There are frustrations too. Cheap dongles can get warm. Drivers can be fussy. Strong signals can overload the receiver. Some signals look exciting but turn out to be interference from USB cables, monitors, routers, LED lights, or power supplies. Gain settings require patience. More gain can make things worse, which feels unfair until you understand overload. SDR rewards small adjustments, not wild knob-twisting.

The most valuable experience is learning to think like a signal detective. You start asking better questions. What frequency is this? What bandwidth does it occupy? Does it repeat? Is it voice or data? Does it move with the antenna? Does it vanish when the laptop charger is unplugged? Over time, the waterfall becomes readable. Strong carriers, FM stations, narrowband voice, digital bursts, paging signals, and local interference each develop a visual personality.

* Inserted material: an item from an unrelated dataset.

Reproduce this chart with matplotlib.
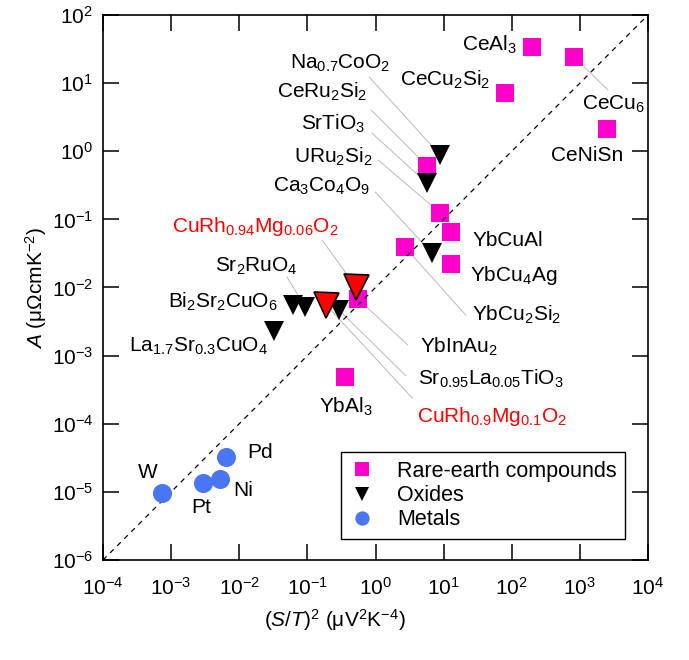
import matplotlib
matplotlib.use('Agg')
import matplotlib.pyplot as plt
from matplotlib.ticker import LogLocator, NullLocator
import numpy as np

plt.rcParams['font.family'] = ['Liberation Sans', 'DejaVu Sans']
plt.rcParams['mathtext.fontset'] = 'custom'
plt.rcParams['mathtext.rm'] = 'Liberation Sans'
plt.rcParams['mathtext.it'] = 'Liberation Sans:italic'
plt.rcParams['mathtext.default'] = 'regular'

# rare-earth (heavy fermion) compounds: (S/T)^2 in uV^2/K^4, A in uOhm cm/K^2
rare_names = ['CeAl$_3$', 'CeCu$_6$', 'CeCu$_2$Si$_2$', 'CeNiSn', 'CeRu$_2$Si$_2$',
              'URu$_2$Si$_2$', 'YbCuAl', 'YbCu$_2$Si$_2$', 'YbCu$_4$Ag',
              'YbInAu$_2$', 'YbAl$_3$']
rare_x = [200, 824, 80, 2520, 5.7, 8.9, 12.9, 2.7, 12.9, 0.55, 0.36]
rare_y = [34, 24, 7.2, 2.1, 0.61, 0.124, 0.065, 0.039, 0.022, 0.0068, 0.00048]

# oxides
oxide_names = ['Na$_{0.7}$CoO$_2$', 'SrTiO$_3$', 'Ca$_3$Co$_4$O$_9$', 'Sr$_2$RuO$_4$',
               'Bi$_2$Sr$_2$CuO$_6$', 'La$_{1.7}$Sr$_{0.3}$CuO$_4$',
               'Sr$_{0.95}$La$_{0.05}$TiO$_3$']
oxide_x = [8.9, 5.7, 6.8, 0.092, 0.062, 0.032, 0.29]
oxide_y = [0.88, 0.34, 0.032, 0.0052, 0.0055, 0.0023, 0.0047]

# CuRh1-xMgxO2 (this work, red)
curh_names = ['CuRh$_{0.94}$Mg$_{0.06}$O$_2$', 'CuRh$_{0.9}$Mg$_{0.1}$O$_2$']
curh_x = [0.52, 0.19]
curh_y = [0.0101, 0.0055]

# metals
metal_names = ['W', 'Pt', 'Ni', 'Pd']
metal_x = [7.3e-4, 2.9e-3, 5.2e-3, 6.4e-3]
metal_y = [9.6e-6, 1.34e-5, 1.53e-5, 3.2e-5]

# label placement: text offset (px), alignment, leader line start offset (px)
label_pos = {
    'CeAl$_3$': (-15, 2, 'right', None),
    'CeCu$_6$': (8, -47, 'left', (34, -33)),
    'CeCu$_2$Si$_2$': (-15, 13, 'right', None),
    'CeNiSn': (-20, -26, 'center', None),
    'CeRu$_2$Si$_2$': (-60, 74, 'right', (-56, 56)),
    'URu$_2$Si$_2$': (-67, 56, 'right', (-62, 53)),
    'YbCuAl': (21, -8, 'left', None),
    'YbCu$_2$Si$_2$': (67, -68, 'left', (61, -68)),
    'YbCu$_4$Ag': (19, -11, 'left', None),
    'YbInAu$_2$': (62, -48, 'left', (50, -46)),
    'YbAl$_3$': (1, -30, 'center', None),
    'Na$_{0.7}$CoO$_2$': (-50, 92, 'right', (-71, 78)),
    'SrTiO$_3$': (-62, 59, 'right', (-55, 50)),
    'Ca$_3$Co$_4$O$_9$': (-62, 67, 'right', (-57, 61)),
    'Sr$_2$RuO$_4$': (-7, 40, 'right', (-18, 30)),
    'Bi$_2$Sr$_2$CuO$_6$': (-15, 3, 'right', None),
    'La$_{1.7}$Sr$_{0.3}$CuO$_4$': (-6, -15, 'right', None),
    'Sr$_{0.95}$La$_{0.05}$TiO$_3$': (79, -69, 'left', (67, -66)),
    'CuRh$_{0.94}$Mg$_{0.06}$O$_2$': (-18, 61, 'right', (-34, 47)),
    'CuRh$_{0.9}$Mg$_{0.1}$O$_2$': (91, -111, 'left', (86, -93)),
    'W': (-14, 21, 'center', None),
    'Pt': (-1, -24, 'center', None),
    'Ni': (23, -11, 'center', None),
    'Pd': (34, 5, 'center', None),
}

x_range = [1e-4, 1e4]
y_range = [1e-6, 1e2]

fig = plt.figure(figsize=(6.89, 6.6), dpi=100)
ax = fig.add_axes([0.1495, 0.1515, 0.791, 0.8258])
ax.set_xscale('log')
ax.set_yscale('log')

# A / (S/T)^2 = 0.01 guide line
diag = np.array(x_range)
ax.plot(diag, diag * 1e-2, color='black', lw=0.9, dashes=(4, 4), zorder=2.5)

magenta = '#ff00cc'
blue = '#4876f5'
ax.plot(rare_x, rare_y, 's', color=magenta, ms=13.5, mew=0, zorder=2,
        label='Rare-earth compounds')
ax.plot(oxide_x, oxide_y, 'v', color='black', ms=14, mew=0, zorder=3, label='Oxides')
ax.plot(curh_x, curh_y, 'v', mfc='#ff0000', mec='black', ms=18, mew=1.2, zorder=3.5)
ax.plot(metal_x, metal_y, 'o', color=blue, ms=13.7, mew=0, zorder=3, label='Metals')

all_names = rare_names + oxide_names + curh_names + metal_names
all_x = rare_x + oxide_x + curh_x + metal_x
all_y = rare_y + oxide_y + curh_y + metal_y
for name, xv, yv in zip(all_names, all_x, all_y):
    dx, dy, ha, line = label_pos[name]
    col = 'red' if name in curh_names else 'black'
    ax.annotate(name, (xv, yv), xytext=(dx, dy), textcoords='offset pixels',
                ha=ha, va='center', fontsize=15, color=col, zorder=5)
    if line is not None:
        ax.annotate('', (xv, yv), xytext=line, textcoords='offset pixels',
                    arrowprops=dict(arrowstyle='-', color='#bbbbbb', lw=0.7,
                                    shrinkA=0, shrinkB=0), zorder=1)

ax.set_xlim(x_range)
ax.set_ylim(y_range)
ax.xaxis.set_major_locator(LogLocator(base=10, numticks=20))
ax.yaxis.set_major_locator(LogLocator(base=10, numticks=20))
ax.xaxis.set_minor_locator(NullLocator())
ax.yaxis.set_minor_locator(NullLocator())
ax.tick_params(which='major', direction='in', length=11.5, width=1.1,
               top=True, right=True, labelsize=15)
ax.tick_params(axis='x', pad=12)
ax.tick_params(axis='y', pad=7)
for sp in ax.spines.values():
    sp.set_linewidth(1.2)

ax.set_xlabel(r'($\mathit{S/T}$)$^2$ (μV$^2$K$^{-4}$)', fontsize=15)
ax.set_ylabel(r'$\mathit{A}$ (μΩcmK$^{-2}$)', fontsize=15)
ax.xaxis.set_label_coords(0.4257, -0.086)
ax.yaxis.set_label_coords(-0.1, 0.5)

leg = ax.legend(loc='lower right', bbox_to_anchor=(0.958, 0.0385), borderaxespad=0,
                fontsize=15.5, frameon=True, fancybox=False, framealpha=1,
                edgecolor='black', markerscale=0.75, handlelength=1.2,
                handletextpad=1.0, labelspacing=0.15, borderpad=0.4)
leg.get_frame().set_linewidth(1.0)

fig.savefig('out.png', dpi=100)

A USB TV capture card will not replace high-end communications receivers, but that is not the point. Its real value is access. It makes radio experimentation affordable, visual, and wonderfully addictive. It turns invisible signals into something you can see, hear, record, decode, and understand. For a device that began life helping computers watch TV, that is a pretty spectacular second career.

Conclusion

Software defined radio from a USB TV capture card is one of the best examples of creative hardware repurposing. A small, inexpensive dongle built around TV tuner technology can become a wideband receiver for learning, experimentation, and practical monitoring. With the right software and antenna, users can explore FM radio, NOAA Weather Radio, amateur radio, aircraft tracking, digital signals, and much more.

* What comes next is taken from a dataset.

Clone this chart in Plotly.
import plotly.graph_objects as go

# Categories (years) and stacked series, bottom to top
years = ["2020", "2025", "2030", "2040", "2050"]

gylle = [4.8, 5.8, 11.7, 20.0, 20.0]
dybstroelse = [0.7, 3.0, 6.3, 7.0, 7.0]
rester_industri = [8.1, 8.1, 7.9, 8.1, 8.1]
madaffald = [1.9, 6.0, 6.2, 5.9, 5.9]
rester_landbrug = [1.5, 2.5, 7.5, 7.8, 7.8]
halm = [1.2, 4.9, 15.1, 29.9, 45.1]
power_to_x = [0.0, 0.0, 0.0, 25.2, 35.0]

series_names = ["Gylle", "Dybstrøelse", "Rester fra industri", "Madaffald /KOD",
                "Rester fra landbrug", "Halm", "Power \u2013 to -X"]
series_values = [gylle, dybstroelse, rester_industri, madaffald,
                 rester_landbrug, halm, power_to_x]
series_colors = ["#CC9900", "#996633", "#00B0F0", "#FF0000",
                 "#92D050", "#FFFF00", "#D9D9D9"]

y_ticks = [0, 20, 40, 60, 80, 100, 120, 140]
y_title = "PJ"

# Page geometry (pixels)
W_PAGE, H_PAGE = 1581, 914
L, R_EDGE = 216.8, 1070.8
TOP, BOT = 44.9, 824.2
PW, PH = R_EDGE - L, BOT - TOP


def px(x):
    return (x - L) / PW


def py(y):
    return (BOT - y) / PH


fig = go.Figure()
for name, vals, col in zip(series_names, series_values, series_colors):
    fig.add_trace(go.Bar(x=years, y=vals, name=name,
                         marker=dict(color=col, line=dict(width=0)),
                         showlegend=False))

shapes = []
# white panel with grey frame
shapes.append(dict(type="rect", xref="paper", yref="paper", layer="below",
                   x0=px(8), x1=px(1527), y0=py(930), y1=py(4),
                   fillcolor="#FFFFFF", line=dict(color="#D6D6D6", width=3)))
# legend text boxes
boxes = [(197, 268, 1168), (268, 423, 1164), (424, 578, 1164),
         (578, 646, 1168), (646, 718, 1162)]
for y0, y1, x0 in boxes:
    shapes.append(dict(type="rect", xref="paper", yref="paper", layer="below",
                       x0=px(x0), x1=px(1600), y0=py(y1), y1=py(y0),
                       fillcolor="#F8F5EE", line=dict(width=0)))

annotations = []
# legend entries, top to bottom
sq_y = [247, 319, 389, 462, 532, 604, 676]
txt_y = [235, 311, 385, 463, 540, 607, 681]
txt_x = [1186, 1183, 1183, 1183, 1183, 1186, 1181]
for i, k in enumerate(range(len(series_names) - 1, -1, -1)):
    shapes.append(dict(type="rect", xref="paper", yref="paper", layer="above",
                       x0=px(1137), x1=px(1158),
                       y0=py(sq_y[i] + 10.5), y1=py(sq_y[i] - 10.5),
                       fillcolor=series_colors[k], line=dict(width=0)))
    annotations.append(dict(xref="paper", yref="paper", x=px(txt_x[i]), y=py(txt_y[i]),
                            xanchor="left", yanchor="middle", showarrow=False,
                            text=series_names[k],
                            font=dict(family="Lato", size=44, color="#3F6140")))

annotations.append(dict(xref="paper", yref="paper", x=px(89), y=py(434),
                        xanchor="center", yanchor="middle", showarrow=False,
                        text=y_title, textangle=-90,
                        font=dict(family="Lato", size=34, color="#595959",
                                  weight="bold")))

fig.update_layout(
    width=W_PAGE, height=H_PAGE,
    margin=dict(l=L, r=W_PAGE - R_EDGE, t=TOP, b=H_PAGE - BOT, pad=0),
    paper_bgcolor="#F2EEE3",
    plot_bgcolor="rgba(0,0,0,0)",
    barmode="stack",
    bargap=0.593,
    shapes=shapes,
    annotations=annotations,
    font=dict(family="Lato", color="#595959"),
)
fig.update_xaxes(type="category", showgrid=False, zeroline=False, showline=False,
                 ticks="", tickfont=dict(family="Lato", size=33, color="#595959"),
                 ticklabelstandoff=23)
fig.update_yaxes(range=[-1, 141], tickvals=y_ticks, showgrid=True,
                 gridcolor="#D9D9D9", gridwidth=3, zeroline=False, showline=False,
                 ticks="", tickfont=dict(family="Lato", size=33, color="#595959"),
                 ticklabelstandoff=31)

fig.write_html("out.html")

The project is beginner-friendly but deep enough to keep advanced users interested. It teaches real lessons about frequency, bandwidth, modulation, gain, antennas, filtering, noise, and digital decoding. It also encourages responsible listening and respect for radio regulations. Whether you are a student, maker, ham radio operator, aviation enthusiast, cybersecurity learner, or simply someone who likes discovering hidden layers of the world, RTL-SDR is a powerful place to start.

A USB SDR dongle is not perfect. It has limited dynamic range, can suffer from overload, and depends heavily on antenna quality. But its strengths are hard to ignore: low cost, broad community support, free software, and a huge range of possible projects. In short, software defined radio turns a forgotten TV capture card into a radio telescope for everyday signals. Not bad for something that looks like a chunky flash drive with ambition.